19. U-shaped layers that keep the sides light

A U-shape sounds subtle, and that is why I like it. The back stays a little longer, the sides curve up gently, and the whole haircut avoids the blunt, boxy look that can make a round face feel wider than it is.

The soft U line keeps the front pieces from hanging heavy at the cheeks. It also gives the hair a nicer fall when you tuck it behind your ears or throw it into a low clip. That matters more than people admit. A cut that works in motion is worth more than one that only looks good standing still.

What to ask for

  • A gentle U shape, not a sharp V.
  • Front pieces that start below the chin.
  • Enough length in back to keep the outline clean.
  • Soft, blended layers rather than hard steps.
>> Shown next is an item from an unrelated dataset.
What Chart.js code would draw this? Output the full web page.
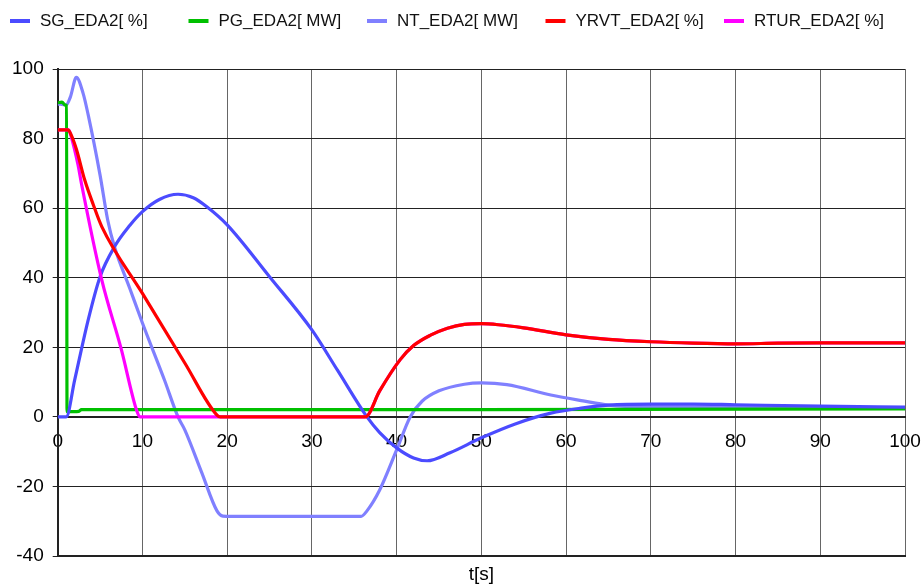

It’s a quiet cut. That’s the appeal.

20. The Bottom-Line Lob

If you want one medium haircut that can take a lot of styling habits and still behave, this is the one I would hand to most round faces. The bottom-line lob keeps the length around the collarbone, uses a soft side part, and leaves the front pieces just long enough to skim below the cheekbone.

That combo does a lot of work without looking busy. The shape gives you vertical lines, a clean edge, and enough swing to keep the face from feeling boxed in. It also grows out well, which is one of the few things I think a haircut really ought to do.

I keep coming back to the collarbone because it’s honest territory. Too short, and the cut can land right where the face is widest. Too long, and you lose the easy, medium-length feel that makes this category so useful. Right there in the middle is where the good stuff happens.

If you are stuck between a few options, start here. Then adjust from there with bangs, a side part, or a little more texture based on how your hair actually behaves when you wash and dry it. That part matters. A cut only works if it lives well on your head, not someone else’s.